If I start playing around with sets of assumptions (scenarios) instead of just altering one at a time, then things start to change a LOT more drastically than that. Let’s say I now think the market for the firm’s products/services is smaller and will not grow as fast as it and other analysts expect, the company will grab less share of that smaller and slower-growing market, and expenses will be higher over time due to wage inflation, sub-optimal expense management as the firm grows rapidly, and increasingly high content acquisition and production costs. Using this scenario (and the assumptions underlying it), the $21 initial valuation we established using a rosier set of real-world assumptions about the company/market/industry/etc drops all the way down to a measly $4.84! For those playing the home game, by simply using a scenario that reflects our new-found relative skepticism, and changing literally one number in my model, my estimated value of the stock drops by almost 80%!!!
In his article, Eddy wonders how we could use fundamental analysis to value a stock like Eastman Kodak 20 years ago, Amazon during the height of the tech bubble, or Tesla today (Read NYU Stern Professor Damodaran’s work on TSLA if you want another company-specific example). The answer is simple, at least conceptually:
1. Do the research on the industry/market/company/products & services/etc. Lots of research. (I’d elaborate, but there’s entire textbooks on the subject)
2. Use that research to develop a few scenarios (at the very least three: bearish, base, and bullish) with what you think are appropriate growth rates, expenditures, etc for each.
3. Once you’ve done that, run it all through a DCF (or similar) model using your base case to get your base valuation.
4. Repeat for the other cases.
5. Do a sensitivity analysis on your valuation with each scenario’s valuation output and another factor, say, the discount rate (WACC) you used to discount the projected future cash flows.
6. (Optional): Assign probabilities to each scenario and weight each one accordingly (although this should already be partially captured in the assumptions used in each), to come up with a probability-weighted average valuation.
I’m grossly oversimplifying the fundamental analysis process, of course, but the point is that you can do this for ANY company at ANY time, in ANY situation (with minor tweaks). Whether the assumptions you’ve used in fundamentally analyzing a stock turn out to be accurate is still a question mark, but what you’ve (hopefully) done is taken a disciplined, systematic approach towards establishing the value of the company based upon real world facts facing the business/industry/market/global landscape (etc), and how you think those facts will change in the future by developing (and developing, and questioning, and refining…) your assumptions and scenarios. Could you simply look at a bunch of charts of comparable firms and extrapolate the stock price based upon those, or just apply industry ratios from Yahoo Finance or Finviz to the firm you’re analyzing? Sure, but you could throw a dart at a wall covered with numbers after drinking a bottle of scotch, too.

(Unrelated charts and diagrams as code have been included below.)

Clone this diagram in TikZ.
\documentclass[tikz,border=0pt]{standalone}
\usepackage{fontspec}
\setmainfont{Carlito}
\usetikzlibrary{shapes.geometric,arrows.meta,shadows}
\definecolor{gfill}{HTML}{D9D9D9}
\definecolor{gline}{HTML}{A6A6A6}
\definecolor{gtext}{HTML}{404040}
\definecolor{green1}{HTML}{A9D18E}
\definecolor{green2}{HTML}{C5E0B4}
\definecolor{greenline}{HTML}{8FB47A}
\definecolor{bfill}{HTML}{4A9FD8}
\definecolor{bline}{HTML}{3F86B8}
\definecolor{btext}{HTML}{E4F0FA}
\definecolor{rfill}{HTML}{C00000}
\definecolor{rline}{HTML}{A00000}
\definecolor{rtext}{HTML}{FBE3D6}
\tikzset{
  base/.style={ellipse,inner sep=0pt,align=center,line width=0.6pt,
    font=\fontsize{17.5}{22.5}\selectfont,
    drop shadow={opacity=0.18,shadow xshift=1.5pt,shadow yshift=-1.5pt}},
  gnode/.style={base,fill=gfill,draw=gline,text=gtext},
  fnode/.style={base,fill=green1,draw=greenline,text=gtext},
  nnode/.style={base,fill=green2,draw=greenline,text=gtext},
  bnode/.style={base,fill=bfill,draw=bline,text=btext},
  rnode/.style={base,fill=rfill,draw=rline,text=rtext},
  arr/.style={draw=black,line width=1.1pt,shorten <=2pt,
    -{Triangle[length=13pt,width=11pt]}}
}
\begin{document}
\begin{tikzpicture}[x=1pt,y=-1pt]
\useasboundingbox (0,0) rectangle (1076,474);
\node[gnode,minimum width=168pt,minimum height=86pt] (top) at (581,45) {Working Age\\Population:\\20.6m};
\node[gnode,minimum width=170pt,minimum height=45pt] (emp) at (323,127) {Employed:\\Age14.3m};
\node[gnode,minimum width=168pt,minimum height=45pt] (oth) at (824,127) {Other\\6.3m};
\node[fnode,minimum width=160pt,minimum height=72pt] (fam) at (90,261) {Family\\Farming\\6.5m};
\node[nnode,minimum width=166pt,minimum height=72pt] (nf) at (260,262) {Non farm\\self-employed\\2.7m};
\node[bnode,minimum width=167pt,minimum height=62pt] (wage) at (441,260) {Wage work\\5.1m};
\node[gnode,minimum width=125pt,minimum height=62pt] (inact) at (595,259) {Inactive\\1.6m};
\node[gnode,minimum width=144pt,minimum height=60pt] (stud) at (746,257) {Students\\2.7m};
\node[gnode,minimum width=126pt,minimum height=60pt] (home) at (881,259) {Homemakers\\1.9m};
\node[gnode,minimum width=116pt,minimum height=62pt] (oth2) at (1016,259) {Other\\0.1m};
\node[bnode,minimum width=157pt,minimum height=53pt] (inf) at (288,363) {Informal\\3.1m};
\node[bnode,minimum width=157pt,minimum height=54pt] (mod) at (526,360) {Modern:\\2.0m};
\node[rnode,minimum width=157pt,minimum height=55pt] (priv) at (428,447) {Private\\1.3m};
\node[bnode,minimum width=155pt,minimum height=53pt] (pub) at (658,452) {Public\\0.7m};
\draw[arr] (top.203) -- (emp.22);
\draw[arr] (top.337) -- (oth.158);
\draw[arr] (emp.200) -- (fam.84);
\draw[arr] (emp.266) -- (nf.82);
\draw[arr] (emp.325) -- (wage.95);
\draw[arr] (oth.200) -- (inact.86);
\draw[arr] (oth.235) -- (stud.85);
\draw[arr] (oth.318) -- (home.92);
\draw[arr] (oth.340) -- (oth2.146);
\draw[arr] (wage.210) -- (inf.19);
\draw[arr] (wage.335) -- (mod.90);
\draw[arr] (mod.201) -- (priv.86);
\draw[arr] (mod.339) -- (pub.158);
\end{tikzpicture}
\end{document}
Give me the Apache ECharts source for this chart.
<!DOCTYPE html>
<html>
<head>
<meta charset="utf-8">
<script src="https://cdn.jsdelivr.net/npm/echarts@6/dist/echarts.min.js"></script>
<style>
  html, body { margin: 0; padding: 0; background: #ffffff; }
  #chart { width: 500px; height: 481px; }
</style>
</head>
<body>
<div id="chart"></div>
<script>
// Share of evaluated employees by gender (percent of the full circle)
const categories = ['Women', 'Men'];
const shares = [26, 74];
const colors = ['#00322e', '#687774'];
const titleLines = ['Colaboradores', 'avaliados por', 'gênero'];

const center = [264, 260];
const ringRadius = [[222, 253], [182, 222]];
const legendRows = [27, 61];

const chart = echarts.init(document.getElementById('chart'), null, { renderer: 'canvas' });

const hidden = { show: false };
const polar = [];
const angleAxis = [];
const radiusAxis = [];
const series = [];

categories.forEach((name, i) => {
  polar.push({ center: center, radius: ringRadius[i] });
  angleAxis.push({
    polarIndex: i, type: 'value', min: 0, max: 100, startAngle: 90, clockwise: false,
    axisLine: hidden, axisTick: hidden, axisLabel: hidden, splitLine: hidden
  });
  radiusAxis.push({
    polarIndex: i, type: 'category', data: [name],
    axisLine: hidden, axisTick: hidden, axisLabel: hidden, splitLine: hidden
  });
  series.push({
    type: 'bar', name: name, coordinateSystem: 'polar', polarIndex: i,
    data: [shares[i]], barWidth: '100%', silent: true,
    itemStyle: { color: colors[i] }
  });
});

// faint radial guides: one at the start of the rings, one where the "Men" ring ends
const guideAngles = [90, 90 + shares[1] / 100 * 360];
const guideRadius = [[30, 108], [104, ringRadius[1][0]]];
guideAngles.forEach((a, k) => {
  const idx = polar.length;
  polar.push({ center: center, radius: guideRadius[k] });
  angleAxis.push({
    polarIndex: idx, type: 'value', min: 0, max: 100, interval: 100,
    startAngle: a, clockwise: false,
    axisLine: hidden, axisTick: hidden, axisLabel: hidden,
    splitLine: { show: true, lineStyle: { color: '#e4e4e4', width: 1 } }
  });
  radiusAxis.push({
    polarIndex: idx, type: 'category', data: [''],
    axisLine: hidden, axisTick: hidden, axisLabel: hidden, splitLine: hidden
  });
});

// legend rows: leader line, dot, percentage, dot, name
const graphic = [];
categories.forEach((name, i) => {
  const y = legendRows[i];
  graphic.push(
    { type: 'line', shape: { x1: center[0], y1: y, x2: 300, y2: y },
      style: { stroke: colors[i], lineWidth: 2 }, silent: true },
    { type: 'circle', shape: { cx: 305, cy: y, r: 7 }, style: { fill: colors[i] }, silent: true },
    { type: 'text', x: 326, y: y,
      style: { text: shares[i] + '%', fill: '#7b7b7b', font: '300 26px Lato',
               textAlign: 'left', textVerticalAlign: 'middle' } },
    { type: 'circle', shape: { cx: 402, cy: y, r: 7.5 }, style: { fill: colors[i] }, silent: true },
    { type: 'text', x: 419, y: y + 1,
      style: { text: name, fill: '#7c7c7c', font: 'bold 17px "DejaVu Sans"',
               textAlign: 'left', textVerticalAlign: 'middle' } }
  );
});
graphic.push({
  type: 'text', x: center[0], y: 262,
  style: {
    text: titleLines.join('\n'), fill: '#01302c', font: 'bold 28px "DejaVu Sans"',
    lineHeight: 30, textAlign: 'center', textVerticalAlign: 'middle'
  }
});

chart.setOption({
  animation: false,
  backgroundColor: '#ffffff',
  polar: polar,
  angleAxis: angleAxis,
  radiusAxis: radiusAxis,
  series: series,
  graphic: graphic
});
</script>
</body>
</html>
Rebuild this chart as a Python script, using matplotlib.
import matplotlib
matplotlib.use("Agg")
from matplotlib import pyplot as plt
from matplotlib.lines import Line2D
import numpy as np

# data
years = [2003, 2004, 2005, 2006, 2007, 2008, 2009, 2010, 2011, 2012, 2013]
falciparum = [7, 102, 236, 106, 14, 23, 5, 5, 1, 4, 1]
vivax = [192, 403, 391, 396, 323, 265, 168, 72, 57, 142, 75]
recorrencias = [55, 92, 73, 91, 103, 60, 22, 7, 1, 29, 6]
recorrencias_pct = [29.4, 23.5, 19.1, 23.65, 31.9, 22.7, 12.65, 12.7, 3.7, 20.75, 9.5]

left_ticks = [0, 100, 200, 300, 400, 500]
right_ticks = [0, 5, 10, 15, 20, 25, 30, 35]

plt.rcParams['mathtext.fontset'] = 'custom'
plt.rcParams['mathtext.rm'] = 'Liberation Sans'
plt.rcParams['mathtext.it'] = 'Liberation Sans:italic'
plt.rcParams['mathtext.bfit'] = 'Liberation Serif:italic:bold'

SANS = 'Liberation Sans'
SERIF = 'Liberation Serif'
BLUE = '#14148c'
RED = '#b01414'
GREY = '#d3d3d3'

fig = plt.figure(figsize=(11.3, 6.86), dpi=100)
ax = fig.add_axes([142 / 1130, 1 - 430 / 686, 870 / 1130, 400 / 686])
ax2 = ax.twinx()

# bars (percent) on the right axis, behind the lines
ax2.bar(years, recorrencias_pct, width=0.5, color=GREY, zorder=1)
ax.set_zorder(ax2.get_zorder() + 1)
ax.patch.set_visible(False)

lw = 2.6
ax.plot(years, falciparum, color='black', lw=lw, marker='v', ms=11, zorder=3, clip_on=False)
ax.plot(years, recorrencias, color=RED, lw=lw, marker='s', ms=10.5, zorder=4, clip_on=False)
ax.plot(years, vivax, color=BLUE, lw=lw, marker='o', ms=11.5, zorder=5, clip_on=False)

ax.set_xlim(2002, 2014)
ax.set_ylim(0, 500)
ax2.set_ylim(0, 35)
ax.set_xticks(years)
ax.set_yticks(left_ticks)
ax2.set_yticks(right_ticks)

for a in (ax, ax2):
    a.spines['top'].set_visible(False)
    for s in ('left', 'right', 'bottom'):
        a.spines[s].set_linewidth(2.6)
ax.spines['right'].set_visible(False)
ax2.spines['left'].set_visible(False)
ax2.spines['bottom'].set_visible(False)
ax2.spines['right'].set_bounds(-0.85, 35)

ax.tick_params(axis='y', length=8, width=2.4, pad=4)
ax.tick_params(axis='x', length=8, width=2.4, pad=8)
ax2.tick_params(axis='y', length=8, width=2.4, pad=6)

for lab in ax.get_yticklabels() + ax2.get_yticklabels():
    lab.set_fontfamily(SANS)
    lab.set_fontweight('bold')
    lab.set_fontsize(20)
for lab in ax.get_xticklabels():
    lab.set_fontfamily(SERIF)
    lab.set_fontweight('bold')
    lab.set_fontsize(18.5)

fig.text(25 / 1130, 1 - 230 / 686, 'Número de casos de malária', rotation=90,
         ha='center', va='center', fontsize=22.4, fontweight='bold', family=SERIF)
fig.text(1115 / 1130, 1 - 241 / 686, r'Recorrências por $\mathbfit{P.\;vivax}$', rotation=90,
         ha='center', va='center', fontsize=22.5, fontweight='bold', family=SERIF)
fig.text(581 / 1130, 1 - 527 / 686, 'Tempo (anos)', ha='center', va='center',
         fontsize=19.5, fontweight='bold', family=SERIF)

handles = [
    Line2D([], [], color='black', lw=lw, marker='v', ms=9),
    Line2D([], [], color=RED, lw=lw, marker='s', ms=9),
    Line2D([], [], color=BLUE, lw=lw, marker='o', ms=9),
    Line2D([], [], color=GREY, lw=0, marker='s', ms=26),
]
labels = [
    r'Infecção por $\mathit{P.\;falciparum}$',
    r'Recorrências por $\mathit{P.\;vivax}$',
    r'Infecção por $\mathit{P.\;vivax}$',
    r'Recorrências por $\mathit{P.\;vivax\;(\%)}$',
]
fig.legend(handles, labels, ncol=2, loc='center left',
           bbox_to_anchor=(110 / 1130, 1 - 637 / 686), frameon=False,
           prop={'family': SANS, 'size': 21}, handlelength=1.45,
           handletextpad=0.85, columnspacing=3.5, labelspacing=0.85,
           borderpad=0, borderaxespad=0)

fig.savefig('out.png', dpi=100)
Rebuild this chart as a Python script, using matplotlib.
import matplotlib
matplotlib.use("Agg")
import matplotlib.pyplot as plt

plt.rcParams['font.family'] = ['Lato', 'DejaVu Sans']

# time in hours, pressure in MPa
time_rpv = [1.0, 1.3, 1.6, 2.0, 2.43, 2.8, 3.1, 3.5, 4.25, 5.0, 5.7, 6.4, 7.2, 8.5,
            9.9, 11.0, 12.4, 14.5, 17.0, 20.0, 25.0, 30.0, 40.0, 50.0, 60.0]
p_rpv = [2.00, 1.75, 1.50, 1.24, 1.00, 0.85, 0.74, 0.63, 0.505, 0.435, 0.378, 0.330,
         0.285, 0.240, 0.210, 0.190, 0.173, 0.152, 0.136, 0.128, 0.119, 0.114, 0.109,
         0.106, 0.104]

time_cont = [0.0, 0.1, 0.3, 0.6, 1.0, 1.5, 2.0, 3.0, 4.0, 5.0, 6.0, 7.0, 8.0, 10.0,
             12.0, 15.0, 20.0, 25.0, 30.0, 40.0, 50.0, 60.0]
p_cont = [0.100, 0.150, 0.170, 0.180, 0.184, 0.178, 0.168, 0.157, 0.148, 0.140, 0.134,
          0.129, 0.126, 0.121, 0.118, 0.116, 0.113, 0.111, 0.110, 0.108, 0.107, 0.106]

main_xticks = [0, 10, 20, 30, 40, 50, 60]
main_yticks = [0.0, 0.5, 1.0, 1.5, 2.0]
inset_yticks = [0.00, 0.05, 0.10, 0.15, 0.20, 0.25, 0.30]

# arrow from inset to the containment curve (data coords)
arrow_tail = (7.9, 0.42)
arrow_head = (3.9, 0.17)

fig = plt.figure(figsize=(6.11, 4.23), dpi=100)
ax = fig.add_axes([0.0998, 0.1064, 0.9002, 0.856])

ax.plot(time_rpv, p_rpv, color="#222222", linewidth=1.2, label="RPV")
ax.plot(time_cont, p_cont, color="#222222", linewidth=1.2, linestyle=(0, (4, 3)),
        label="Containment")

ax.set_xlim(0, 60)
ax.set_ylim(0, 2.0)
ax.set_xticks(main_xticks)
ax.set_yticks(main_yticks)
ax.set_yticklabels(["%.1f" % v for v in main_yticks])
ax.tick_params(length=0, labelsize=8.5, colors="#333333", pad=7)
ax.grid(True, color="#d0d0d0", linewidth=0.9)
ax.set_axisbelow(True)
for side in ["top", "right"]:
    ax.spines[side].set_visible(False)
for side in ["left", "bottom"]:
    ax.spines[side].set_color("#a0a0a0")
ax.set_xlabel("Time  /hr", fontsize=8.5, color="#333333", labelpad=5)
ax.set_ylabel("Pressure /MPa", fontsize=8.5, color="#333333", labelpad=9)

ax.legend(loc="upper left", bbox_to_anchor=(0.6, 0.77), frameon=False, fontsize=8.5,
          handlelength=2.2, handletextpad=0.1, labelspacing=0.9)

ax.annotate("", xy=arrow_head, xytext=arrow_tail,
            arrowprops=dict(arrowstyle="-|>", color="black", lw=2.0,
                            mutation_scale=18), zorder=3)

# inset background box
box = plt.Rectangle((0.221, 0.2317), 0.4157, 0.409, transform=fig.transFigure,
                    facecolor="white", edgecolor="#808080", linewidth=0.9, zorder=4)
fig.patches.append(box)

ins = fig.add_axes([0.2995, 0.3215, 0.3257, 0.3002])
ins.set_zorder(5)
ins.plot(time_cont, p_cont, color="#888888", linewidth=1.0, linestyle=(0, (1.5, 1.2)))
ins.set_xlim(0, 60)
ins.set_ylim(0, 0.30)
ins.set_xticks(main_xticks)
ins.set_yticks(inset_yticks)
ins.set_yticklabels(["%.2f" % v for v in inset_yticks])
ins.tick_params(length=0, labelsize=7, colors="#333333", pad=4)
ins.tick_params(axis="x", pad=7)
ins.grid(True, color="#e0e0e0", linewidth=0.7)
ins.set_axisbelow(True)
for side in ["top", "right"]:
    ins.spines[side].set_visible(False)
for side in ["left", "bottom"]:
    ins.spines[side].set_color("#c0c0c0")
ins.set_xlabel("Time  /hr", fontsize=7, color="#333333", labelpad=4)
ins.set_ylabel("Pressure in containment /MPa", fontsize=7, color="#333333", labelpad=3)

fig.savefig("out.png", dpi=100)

Ultimately, which approach you use is up to you, and the effectiveness of one over another (e.g, fundamental v. technical analysis) is dependent upon too many variables to conclude that one is necessarily worse than the others. For example, Eddy wrote:
There’s always some innovation going on somewhere that threatens to upend the entire game, and fundamental analysis won’t see it coming.
While this may (or may not) be true, I am not sure how any other method of analysis overcomes and accounts for this any better than a fundamental one does. In fact, I think fundamental analysis gives one a better, if not the best, chance relative to other methods of predicting the future (especially longer-term), which, let’s be honest, is what we’re all trying to do. Why? Because the advantage of proper (Key word) fundamental analysis is that it’s based upon a wide, stable foundation in factual research, utilizes a repeatable, robust process which allows us to account for a variety of future outcomes and events, (with which others may or may not agree) and quantify those things systematically to arrive at a valuation (range) based upon any and all knowledge which we care to obtain. Who has better odds of nailing a valuation? Someone who doesn’t understand – even at a high level – a firm’s technology, industry position, financial situation, strategy, etc, or someone who does, and incorporates that knowledge into their analysis? I think the answer there, especially over longer time periods, is pretty obvious, no? Other forms of analysis may work, too, but chances are fundamental works better, even when the full-blown work-up isn’t completed and/or is impossible to perform due to lack of historical data, lack of comps, or whatever.
To put it simply: Every method of analysis that attempts to predict the future (which is all of them) has it’s plusses and minuses, but to say we can’t use fundamental analysis in certain situations due to inherent limitations of the methodology is silly, at best, as I hope I’ve shown here. Fundamental analysis gives us the leeway to account for, develop, and quantify how we reasonably expect a business will fare under any number of circumstances, and what the value of that business is under each one of them. The only limit to fundamental analysis is the ability of the analyst to use the information available to him/her to develop reasonable assumptions and scenarios. If an analyst 20 years ago didn’t see digital revolutionizing the photography business (despite Eastman Kodak being a source of early digital photography testing in the early 1970′s), and Kodak’s strategy of sticking to film as an impediment down the road, the analyst failed, not the analytical methodology or model. We can say the same thing about tech-bubble Amazon; while it appeared massively overvalued at the time, that was because analysts had yet to realize the enormous disruptive potential and thus used growth rates that were far below those appropriate for such a firm, which had already demonstrated even then its disruptive nature. Saying fundamental analysis fails as a methodology to account for these things is a straw man argument, at best; the methodology didn’t fail, our ability to use available information to predict the future did. Is there any analytical methodology in use today that yields accurate predictions even when the user invariably fails to be clairvoyant?
None that I know of.
Rather than blaming any particular analytical approach, it’s far more effective to take a long, hard look in the mirror, because the fault most often lies not with the practice, itself, but rather with the practitioner.